DONALD Trump has turned on top officials like Vice President Mike Pence and his chief of staff Mark Meadows during his turbulent final days in office.
The president has supposedly been complaining about Pence and a Lincoln Project ad that indicates the VP is "backing away" from him after Trump lost the 2020 race to Joe Biden, it was reported on Tuesday.
According to White House insiders, the outgoing leader of the United States is questioning Pence's loyalty and would view him validating the results as an unspeakable betrayal.
He has also reportedly targeted White House counsel Pat Cipollone, Secretary of State Pompeo and Senate Majority Leader Mitch McConnell after his election conspiracy theories failed to overturn the result.
Axios revealed that things have gotten so tense at Pennsylvania Avenue that top aides are trying to stay away from the West Wing to avoid Trump's ire.
Potus is lashing out any anyone who is not in "the Department of Homeland Security or the military to impound voting machines” camp and considers everyone else weak, the outlet reported.
Sources said he's also been asking his advisors whether it's possible to get state legislators to walk back or rescind their votes and becoming enraged when he's told no.
On Monday, he held a meeting in the Oval Office and pressed House Republican Party members about a long-shot bid to overturn Biden's win on January 6.
Pence will preside over the joint session of Congress that day and CNN reported House and Senate Republicans may launch a marathon debate on the floor, which would spill over to January 7.
Trump also reportedly lambasted McConnell – who congratulated Biden – in a powerpoint he sent out to GOP lawmakers, saying the senator was "the first one off the ship."
The Sun contacted the Trump campaign for comment on Tuesday.
Outgoing Attorney General Bill Barr was also on the receiving end of Trump's outrage when it emerged that he tried to keep the FBI probe into Hunter Biden's taxes under wraps before the election.

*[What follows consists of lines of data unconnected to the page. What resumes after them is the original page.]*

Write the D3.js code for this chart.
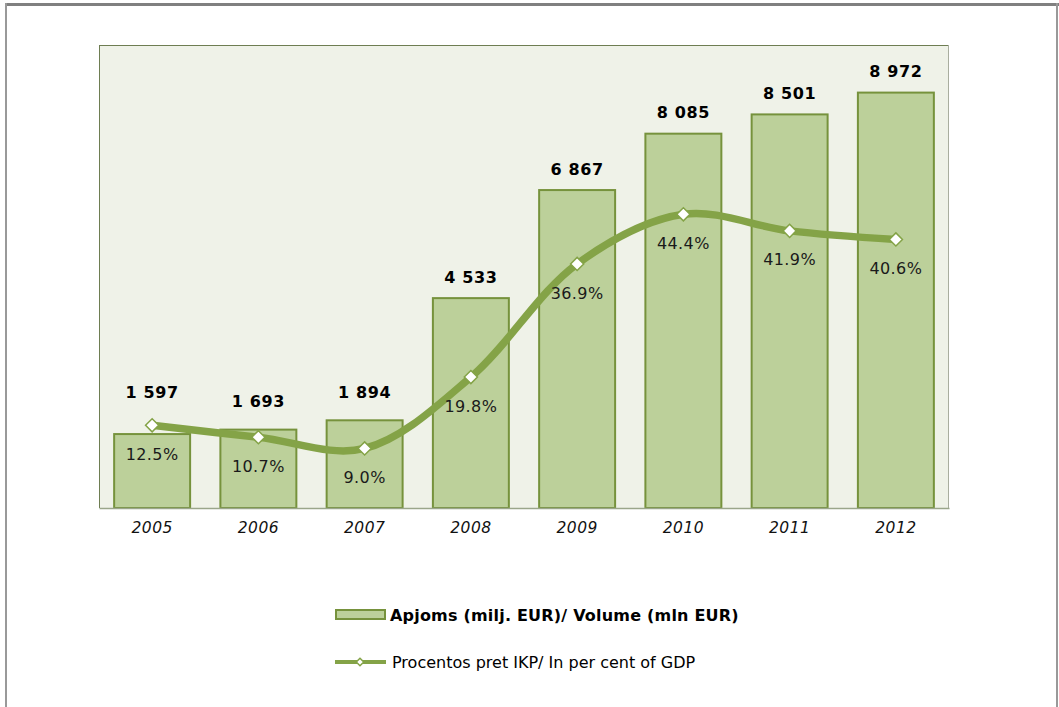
<!DOCTYPE html>
<html>
<head>
<meta charset="utf-8">
<script src="https://cdn.jsdelivr.net/npm/d3@7"></script>
<style>
  body { margin: 0; background: #fff; }
  svg { display: block; font-family: "DejaVu Sans", Verdana, sans-serif; }
</style>
</head>
<body>
<div id="chart"></div>
<script>
// dati
const years = ["2005", "2006", "2007", "2008", "2009", "2010", "2011", "2012"];
const volume = [1597, 1693, 1894, 4533, 6867, 8085, 8501, 8972];
const gdpShare = [12.5, 10.7, 9.0, 19.8, 36.9, 44.4, 41.9, 40.6];
const labelLift = [42, 28, 28, 21, 21, 21, 21, 21]; // labels moved up by hand in the original

const width = 1059, height = 707;
const plot = { left: 99, top: 45, right: 949, bottom: 508 };

const svg = d3.select("#chart")
    .append("svg")
    .attr("width", width)
    .attr("height", height);

// page frame
svg.append("line").attr("x1", 6).attr("x2", width).attr("y1", 4.5).attr("y2", 4.5)
    .attr("stroke", "#808080").attr("stroke-width", 3);
svg.append("line").attr("x1", 6).attr("x2", 6).attr("y1", 3).attr("y2", height)
    .attr("stroke", "#999").attr("stroke-width", 2);
svg.append("line").attr("x1", 1057).attr("x2", 1057).attr("y1", 3).attr("y2", height)
    .attr("stroke", "#999").attr("stroke-width", 2);

const x = d3.scaleBand()
    .domain(years)
    .range([plot.left, plot.right])
    .paddingInner(0.285)
    .paddingOuter(0.1425);

const y = d3.scaleLinear().domain([0, 10000]).range([plot.bottom, plot.top]);
const y2 = d3.scaleLinear().domain([0, 70]).range([plot.bottom, plot.top]);

// plot area
svg.append("rect")
    .attr("x", plot.left).attr("y", plot.top)
    .attr("width", plot.right - plot.left).attr("height", plot.bottom - plot.top)
    .attr("fill", "#eff2e8");
svg.append("line").attr("x1", plot.left).attr("x2", plot.right).attr("y1", plot.top + 0.5).attr("y2", plot.top + 0.5)
    .attr("stroke", "#6e7d52");
svg.append("line").attr("x1", plot.left + 0.5).attr("x2", plot.left + 0.5).attr("y1", plot.top).attr("y2", plot.bottom)
    .attr("stroke", "#6e7d52");
svg.append("line").attr("x1", plot.right - 0.5).attr("x2", plot.right - 0.5).attr("y1", plot.top).attr("y2", plot.bottom)
    .attr("stroke", "#a9ae9f");

// bars
svg.selectAll(".bar")
    .data(volume)
    .enter().append("rect")
    .attr("class", "bar")
    .attr("x", (d, i) => x(years[i]))
    .attr("y", d => y(d))
    .attr("width", x.bandwidth())
    .attr("height", d => y(0) - y(d))
    .attr("fill", "#bcd09a")
    .attr("stroke", "#76923c")
    .attr("stroke-width", 2);

// x axis
const xAxis = svg.append("g")
    .attr("transform", `translate(0,${plot.bottom})`)
    .call(d3.axisBottom(x).tickSize(0).tickPadding(14));
xAxis.select(".domain").attr("stroke", "#9aa68a").attr("stroke-width", 1.5);
xAxis.selectAll("text")
    .attr("font-size", 15.5)
    .attr("font-style", "italic")
    .attr("fill", "#111")
    .attr("letter-spacing", 0.4)
    .attr("font-family", "DejaVu Sans, Verdana, sans-serif");

// value labels
svg.selectAll(".vlabel")
    .data(volume)
    .enter().append("text")
    .attr("class", "vlabel")
    .attr("x", (d, i) => x(years[i]) + x.bandwidth() / 2)
    .attr("y", (d, i) => y(d) - labelLift[i])
    .attr("dy", "0.35em")
    .attr("text-anchor", "middle")
    .attr("font-size", 16)
    .attr("letter-spacing", 0.6)
    .attr("font-weight", "bold")
    .attr("fill", "#000")
    .text(d => d3.format(",")(d).replace(/,/g, " "));

// percent line
const pts = gdpShare.map((d, i) => [x(years[i]) + x.bandwidth() / 2, y2(d)]);
svg.append("path")
    .datum(pts)
    .attr("d", d3.line().curve(d3.curveCatmullRom.alpha(0.5)))
    .attr("fill", "none")
    .attr("stroke", "#84a347")
    .attr("stroke-width", 7.5)
    .attr("stroke-linecap", "round");

const diamond = d3.symbol().type(d3.symbolDiamond2).size(110);
svg.selectAll(".marker")
    .data(pts)
    .enter().append("path")
    .attr("class", "marker")
    .attr("transform", d => `translate(${d[0]},${d[1]})`)
    .attr("d", diamond)
    .attr("fill", "#fff")
    .attr("stroke", "#84a347")
    .attr("stroke-width", 1.5);

svg.selectAll(".plabel")
    .data(gdpShare)
    .enter().append("text")
    .attr("class", "plabel")
    .attr("x", (d, i) => pts[i][0])
    .attr("y", (d, i) => pts[i][1] + 29)
    .attr("dy", "0.35em")
    .attr("text-anchor", "middle")
    .attr("font-size", 16)
    .attr("letter-spacing", 0.4)
    .attr("fill", "#1a1a1a")
    .text(d => d.toFixed(1) + "%");

// legend
const lg = svg.append("g");
lg.append("rect")
    .attr("x", 336).attr("y", 610).attr("width", 49).attr("height", 9)
    .attr("fill", "#bcd09a").attr("stroke", "#76923c").attr("stroke-width", 2);
lg.append("text")
    .attr("x", 390).attr("y", 615).attr("dy", "0.35em")
    .attr("font-size", 16).attr("font-weight", "bold")
    .attr("letter-spacing", 0.2)
    .text("Apjoms (milj. EUR)/ Volume (mln EUR)");
lg.append("line")
    .attr("x1", 335).attr("x2", 386).attr("y1", 662).attr("y2", 662)
    .attr("stroke", "#84a347").attr("stroke-width", 4);
lg.append("path")
    .attr("transform", "translate(360,662)")
    .attr("d", d3.symbol().type(d3.symbolDiamond2).size(36))
    .attr("fill", "#fff").attr("stroke", "#84a347").attr("stroke-width", 1.5);
lg.append("text")
    .attr("x", 392).attr("y", 662).attr("dy", "0.35em")
    .attr("font-size", 16)
    .text("Procentos pret IKP/ In per cent of GDP");
</script>
</body>
</html>
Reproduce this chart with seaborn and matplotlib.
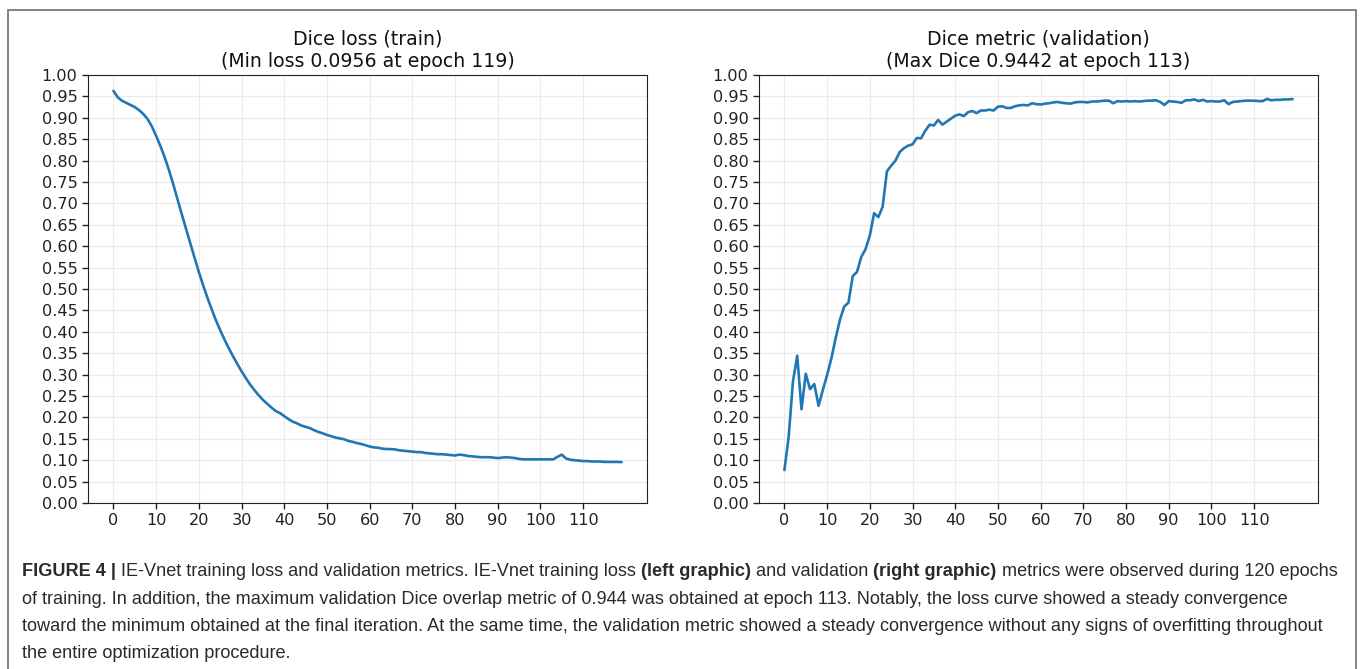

What's more, Barr said he could find no evidence of the widespread voter fraud Trump peddled on social media.
Yesterday, the head of the Department of Justice told reporters there is "no need to seize voting machines" after Trump's baseless allegations as GOP calls mounting for a special counsel to investigate Biden's son.
"If I thought a special counsel at this stage was the right tool, and was appropriate, I would name one but I haven't and I'm not going to," he said.
"I've already commented on fraud," he said a few minutes earlier. "Let me just say that there are [is] fraud in most elections, we're too tolerant of it.
"And I'm sure there was fraud in this election but I was commenting on the extent to which we had looked at suggestions or allegations of systemic or broad-based fraud that would effect the outcome of the election.
"I already spoke to that and I stand by that statement."
During the conference, Barr said Biden's son's case was “being handled responsibly and professionally" by the FBI.
After Hunter, 50, revealed Delaware prosecutors had contacted his legal team, Trump announced Barr would be leaving his role by Christmas and replaced by Jeff Rosen.
The FBI in Delaware and Washington, DC, were looking into money laundering claims and Hunter's foreign dealings, a source told Politico.
The feds are also looking into his transactions with foreigners who may have posed counterintelligence concerns, CNN reported.
Trump denied that he would be pressing Rosen to assign a DOJ appointed lawyer to investigate Hunter's business dealings, however.